■ STATED TASK ■
Show all lines holding "code".
◆ ◆ ◆ ◆ ◆
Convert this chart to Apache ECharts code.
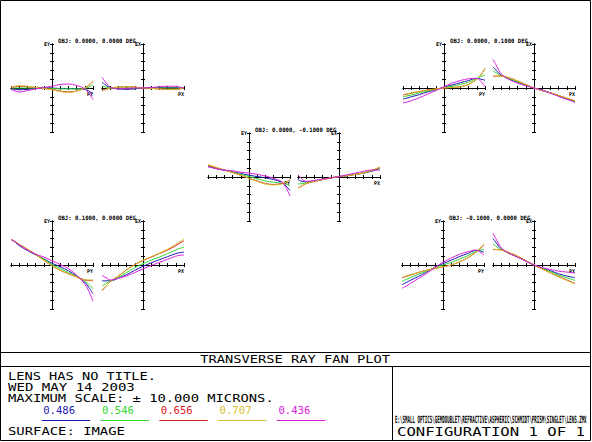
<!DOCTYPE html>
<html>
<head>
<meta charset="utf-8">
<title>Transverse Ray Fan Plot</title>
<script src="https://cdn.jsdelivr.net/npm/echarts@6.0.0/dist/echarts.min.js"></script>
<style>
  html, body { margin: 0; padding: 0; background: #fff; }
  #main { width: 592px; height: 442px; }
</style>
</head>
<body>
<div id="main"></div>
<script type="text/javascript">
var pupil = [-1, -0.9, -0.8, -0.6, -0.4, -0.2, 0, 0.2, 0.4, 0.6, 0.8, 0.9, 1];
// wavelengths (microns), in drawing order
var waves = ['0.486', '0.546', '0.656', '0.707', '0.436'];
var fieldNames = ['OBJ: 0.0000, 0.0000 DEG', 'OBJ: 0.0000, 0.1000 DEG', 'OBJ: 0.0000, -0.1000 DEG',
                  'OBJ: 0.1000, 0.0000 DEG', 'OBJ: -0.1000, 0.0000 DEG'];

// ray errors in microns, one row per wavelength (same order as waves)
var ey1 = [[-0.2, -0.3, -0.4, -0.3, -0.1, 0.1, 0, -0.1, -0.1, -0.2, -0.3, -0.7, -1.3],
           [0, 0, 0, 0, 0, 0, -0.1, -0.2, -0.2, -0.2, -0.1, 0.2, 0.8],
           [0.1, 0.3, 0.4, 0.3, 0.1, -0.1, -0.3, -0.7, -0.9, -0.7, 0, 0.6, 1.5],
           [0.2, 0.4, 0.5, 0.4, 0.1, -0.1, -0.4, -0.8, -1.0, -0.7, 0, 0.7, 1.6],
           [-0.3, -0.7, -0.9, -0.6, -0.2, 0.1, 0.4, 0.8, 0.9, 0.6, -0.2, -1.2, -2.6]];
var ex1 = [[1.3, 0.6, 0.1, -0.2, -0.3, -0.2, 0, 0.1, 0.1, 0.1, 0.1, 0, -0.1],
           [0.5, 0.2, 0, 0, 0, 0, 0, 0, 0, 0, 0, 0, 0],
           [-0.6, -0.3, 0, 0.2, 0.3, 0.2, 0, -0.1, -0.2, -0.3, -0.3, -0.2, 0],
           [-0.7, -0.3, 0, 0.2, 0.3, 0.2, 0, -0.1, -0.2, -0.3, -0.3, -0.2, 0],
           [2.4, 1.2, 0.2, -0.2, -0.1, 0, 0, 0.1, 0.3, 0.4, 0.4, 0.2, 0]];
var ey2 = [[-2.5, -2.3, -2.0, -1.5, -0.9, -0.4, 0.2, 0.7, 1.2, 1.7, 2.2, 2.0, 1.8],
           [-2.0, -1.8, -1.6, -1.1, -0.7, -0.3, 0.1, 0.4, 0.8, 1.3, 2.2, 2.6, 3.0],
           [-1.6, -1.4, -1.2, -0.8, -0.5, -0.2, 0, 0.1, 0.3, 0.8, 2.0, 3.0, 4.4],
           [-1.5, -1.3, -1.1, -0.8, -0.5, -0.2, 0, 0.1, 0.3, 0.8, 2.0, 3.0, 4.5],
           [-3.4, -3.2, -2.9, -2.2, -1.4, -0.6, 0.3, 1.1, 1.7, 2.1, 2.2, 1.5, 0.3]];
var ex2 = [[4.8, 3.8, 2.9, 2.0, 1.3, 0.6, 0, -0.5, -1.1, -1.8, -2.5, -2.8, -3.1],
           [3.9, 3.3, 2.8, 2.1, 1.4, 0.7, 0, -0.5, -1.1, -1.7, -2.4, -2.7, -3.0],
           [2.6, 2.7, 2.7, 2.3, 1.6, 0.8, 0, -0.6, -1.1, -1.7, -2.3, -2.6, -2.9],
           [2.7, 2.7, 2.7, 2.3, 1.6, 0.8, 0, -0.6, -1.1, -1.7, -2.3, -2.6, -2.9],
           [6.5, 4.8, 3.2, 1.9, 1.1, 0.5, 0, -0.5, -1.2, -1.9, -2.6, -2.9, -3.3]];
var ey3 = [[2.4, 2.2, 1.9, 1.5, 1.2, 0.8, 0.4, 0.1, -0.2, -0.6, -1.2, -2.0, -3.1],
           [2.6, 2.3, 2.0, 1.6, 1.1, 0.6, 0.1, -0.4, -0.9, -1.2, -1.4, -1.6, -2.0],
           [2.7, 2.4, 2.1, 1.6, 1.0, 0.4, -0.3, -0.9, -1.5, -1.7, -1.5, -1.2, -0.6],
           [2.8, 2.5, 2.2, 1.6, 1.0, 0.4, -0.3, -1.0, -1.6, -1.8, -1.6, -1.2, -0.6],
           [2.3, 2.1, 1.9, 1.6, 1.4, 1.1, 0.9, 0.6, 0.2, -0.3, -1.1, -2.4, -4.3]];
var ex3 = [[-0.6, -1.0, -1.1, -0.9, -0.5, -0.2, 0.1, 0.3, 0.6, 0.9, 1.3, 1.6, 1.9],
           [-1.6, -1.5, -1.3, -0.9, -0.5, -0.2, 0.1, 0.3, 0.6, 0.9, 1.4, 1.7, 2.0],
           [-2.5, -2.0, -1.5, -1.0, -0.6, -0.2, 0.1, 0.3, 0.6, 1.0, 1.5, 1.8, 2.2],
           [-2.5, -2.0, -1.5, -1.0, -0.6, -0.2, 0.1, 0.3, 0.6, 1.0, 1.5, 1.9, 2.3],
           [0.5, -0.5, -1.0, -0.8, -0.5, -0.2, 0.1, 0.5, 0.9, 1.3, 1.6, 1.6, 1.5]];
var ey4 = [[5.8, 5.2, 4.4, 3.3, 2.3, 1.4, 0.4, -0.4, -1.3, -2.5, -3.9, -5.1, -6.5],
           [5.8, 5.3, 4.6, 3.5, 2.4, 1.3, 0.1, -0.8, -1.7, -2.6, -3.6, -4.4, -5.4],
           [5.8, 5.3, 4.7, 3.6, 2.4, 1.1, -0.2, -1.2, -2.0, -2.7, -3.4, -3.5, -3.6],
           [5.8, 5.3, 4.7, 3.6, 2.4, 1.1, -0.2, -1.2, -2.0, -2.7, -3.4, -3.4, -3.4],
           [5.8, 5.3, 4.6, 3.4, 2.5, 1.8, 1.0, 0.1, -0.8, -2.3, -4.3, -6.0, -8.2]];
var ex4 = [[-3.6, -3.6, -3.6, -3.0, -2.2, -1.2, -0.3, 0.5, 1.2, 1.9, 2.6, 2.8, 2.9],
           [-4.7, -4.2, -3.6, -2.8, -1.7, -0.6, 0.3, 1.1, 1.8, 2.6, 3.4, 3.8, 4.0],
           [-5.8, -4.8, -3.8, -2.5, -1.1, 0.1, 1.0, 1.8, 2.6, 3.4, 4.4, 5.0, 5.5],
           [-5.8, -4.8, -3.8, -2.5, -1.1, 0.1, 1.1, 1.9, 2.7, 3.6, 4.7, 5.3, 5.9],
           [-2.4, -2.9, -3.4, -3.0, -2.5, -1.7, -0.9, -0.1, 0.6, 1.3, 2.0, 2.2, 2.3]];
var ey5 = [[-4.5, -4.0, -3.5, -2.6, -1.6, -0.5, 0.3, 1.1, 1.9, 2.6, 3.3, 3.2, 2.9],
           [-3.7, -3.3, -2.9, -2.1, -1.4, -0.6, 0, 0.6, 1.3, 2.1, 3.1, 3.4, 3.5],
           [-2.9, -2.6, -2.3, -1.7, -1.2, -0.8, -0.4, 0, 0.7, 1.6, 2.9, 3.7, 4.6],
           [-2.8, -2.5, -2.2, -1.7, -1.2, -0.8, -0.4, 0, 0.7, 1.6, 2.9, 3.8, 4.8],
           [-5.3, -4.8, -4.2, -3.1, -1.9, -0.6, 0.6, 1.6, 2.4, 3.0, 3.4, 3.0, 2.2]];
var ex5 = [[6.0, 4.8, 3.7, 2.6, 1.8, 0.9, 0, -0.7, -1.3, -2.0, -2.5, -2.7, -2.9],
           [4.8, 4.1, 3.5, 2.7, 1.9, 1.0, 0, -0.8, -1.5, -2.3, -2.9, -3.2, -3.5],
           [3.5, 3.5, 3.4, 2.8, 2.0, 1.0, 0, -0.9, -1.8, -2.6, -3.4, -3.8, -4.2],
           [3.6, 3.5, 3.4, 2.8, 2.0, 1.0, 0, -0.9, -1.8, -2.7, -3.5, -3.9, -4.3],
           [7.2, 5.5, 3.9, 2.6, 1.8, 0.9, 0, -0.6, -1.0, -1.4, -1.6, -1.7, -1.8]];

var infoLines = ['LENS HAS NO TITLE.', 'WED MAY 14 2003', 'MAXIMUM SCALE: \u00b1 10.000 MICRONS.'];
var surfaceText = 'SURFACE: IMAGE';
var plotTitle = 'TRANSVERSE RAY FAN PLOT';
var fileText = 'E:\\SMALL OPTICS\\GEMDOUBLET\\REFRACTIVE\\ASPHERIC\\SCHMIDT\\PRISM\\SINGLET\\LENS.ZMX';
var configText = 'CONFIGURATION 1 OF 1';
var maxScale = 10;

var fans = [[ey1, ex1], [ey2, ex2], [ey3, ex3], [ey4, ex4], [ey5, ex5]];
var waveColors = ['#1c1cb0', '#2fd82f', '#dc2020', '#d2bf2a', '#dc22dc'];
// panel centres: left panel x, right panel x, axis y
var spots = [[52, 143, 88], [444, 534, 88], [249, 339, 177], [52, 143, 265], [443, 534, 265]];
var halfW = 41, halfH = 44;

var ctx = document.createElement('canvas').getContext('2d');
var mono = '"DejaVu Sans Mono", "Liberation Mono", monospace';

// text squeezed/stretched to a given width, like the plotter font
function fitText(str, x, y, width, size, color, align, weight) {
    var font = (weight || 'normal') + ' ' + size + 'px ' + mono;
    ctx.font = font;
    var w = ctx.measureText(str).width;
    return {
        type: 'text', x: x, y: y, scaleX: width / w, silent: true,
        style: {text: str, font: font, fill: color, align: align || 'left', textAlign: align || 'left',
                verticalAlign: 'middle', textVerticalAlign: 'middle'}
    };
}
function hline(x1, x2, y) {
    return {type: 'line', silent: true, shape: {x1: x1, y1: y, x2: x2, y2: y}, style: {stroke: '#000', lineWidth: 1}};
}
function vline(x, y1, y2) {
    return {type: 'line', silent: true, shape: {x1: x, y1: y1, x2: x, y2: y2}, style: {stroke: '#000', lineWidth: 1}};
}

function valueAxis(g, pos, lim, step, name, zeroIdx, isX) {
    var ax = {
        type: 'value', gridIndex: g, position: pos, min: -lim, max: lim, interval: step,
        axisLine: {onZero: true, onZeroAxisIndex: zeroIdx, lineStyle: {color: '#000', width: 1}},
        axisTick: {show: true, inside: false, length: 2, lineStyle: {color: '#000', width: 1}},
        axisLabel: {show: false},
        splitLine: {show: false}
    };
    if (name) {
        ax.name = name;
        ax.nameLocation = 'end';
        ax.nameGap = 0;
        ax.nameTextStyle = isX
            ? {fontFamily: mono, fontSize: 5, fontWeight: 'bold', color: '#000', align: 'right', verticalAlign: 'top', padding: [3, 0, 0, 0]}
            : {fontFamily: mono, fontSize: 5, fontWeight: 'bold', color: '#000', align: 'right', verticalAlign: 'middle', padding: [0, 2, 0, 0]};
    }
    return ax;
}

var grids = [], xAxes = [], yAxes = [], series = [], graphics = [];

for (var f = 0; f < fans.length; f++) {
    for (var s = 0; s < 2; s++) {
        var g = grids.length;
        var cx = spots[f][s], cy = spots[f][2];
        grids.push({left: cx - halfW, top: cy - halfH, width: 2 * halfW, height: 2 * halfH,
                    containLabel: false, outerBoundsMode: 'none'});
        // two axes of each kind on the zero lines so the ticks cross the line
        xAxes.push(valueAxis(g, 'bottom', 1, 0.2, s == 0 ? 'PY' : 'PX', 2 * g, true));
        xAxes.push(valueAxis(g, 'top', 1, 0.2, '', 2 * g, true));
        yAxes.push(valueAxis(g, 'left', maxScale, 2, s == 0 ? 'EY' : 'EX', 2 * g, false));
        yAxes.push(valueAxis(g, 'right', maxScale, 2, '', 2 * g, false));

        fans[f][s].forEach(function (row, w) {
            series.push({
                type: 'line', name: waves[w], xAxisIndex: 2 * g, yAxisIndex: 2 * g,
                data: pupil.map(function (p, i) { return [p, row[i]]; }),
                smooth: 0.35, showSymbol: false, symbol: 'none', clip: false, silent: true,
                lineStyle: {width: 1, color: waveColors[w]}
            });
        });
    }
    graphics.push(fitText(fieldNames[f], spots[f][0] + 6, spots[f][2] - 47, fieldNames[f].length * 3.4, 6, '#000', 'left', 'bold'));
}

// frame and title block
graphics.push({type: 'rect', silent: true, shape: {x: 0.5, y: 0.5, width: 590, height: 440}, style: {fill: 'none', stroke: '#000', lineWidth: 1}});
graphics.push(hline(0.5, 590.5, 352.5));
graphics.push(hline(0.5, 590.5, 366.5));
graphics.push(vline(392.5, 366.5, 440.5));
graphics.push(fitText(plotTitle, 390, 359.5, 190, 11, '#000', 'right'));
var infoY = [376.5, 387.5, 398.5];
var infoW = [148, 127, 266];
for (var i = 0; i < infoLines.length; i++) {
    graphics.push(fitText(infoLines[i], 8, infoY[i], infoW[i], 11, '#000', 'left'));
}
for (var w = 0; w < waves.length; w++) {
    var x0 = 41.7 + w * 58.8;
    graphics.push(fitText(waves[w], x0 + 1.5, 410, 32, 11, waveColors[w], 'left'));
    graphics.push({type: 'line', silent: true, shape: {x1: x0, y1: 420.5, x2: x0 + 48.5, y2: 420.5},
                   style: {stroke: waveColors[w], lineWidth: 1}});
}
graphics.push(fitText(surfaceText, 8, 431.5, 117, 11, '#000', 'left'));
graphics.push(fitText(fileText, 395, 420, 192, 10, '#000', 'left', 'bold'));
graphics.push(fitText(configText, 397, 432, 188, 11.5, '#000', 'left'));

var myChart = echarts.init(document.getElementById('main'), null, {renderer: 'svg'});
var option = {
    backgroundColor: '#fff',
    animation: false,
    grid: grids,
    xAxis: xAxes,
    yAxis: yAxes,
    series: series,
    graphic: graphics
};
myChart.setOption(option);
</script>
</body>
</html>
◆ ◆ ◆ ◆ ◆
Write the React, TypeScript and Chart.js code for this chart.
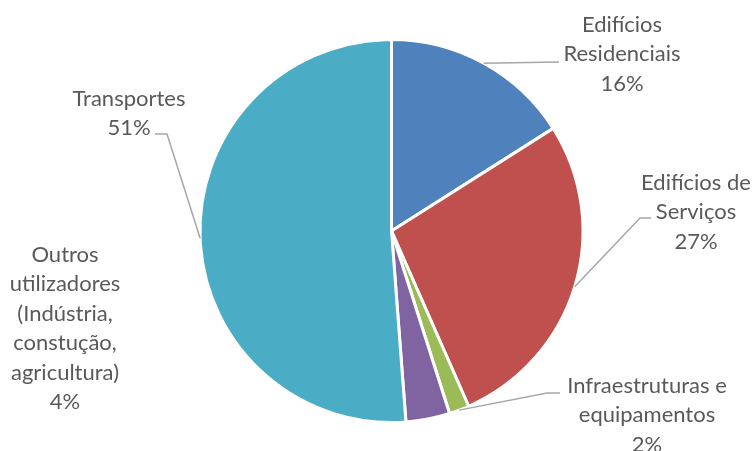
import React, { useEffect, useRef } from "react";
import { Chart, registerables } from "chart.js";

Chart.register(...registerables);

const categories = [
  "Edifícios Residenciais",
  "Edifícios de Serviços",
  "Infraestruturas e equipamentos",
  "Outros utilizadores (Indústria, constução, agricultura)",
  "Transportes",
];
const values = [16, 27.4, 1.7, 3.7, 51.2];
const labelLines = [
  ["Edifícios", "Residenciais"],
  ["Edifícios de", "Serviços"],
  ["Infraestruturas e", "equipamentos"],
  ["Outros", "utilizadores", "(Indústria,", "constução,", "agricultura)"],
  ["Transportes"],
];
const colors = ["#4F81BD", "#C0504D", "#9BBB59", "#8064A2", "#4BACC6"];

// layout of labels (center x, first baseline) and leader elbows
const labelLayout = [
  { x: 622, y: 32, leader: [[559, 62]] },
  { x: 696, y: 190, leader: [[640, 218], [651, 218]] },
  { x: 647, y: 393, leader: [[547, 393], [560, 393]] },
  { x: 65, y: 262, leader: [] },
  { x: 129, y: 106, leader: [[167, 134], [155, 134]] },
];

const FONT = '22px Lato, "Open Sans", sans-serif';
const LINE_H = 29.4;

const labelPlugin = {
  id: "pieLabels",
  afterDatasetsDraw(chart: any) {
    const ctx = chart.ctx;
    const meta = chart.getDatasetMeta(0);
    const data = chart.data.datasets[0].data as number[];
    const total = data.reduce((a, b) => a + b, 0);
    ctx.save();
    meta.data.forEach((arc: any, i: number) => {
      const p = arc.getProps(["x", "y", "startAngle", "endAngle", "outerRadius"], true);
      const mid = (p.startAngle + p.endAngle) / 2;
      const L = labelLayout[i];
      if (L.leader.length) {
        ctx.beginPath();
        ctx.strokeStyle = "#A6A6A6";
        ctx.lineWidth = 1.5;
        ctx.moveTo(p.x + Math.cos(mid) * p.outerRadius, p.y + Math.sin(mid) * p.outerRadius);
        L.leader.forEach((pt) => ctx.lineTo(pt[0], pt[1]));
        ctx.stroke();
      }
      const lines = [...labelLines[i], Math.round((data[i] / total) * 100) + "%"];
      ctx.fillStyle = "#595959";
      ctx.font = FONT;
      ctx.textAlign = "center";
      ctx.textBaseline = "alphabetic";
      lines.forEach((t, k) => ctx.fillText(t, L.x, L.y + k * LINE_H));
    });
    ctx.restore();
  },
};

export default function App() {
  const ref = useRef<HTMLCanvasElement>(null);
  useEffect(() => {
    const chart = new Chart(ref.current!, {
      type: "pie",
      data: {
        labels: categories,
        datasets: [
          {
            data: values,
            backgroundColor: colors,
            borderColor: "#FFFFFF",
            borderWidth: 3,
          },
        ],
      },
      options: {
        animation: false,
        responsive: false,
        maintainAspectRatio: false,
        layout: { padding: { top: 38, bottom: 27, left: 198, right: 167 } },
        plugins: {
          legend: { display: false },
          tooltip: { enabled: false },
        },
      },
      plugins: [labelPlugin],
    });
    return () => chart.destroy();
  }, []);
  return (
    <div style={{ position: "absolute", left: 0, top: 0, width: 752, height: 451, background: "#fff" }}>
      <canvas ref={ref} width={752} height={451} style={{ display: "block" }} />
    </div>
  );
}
◆ ◆ ◆ ◆ ◆
■ COMPLETE OUTPUT ■
Convert this chart to Apache ECharts code.
Write the React, TypeScript and Chart.js code for this chart.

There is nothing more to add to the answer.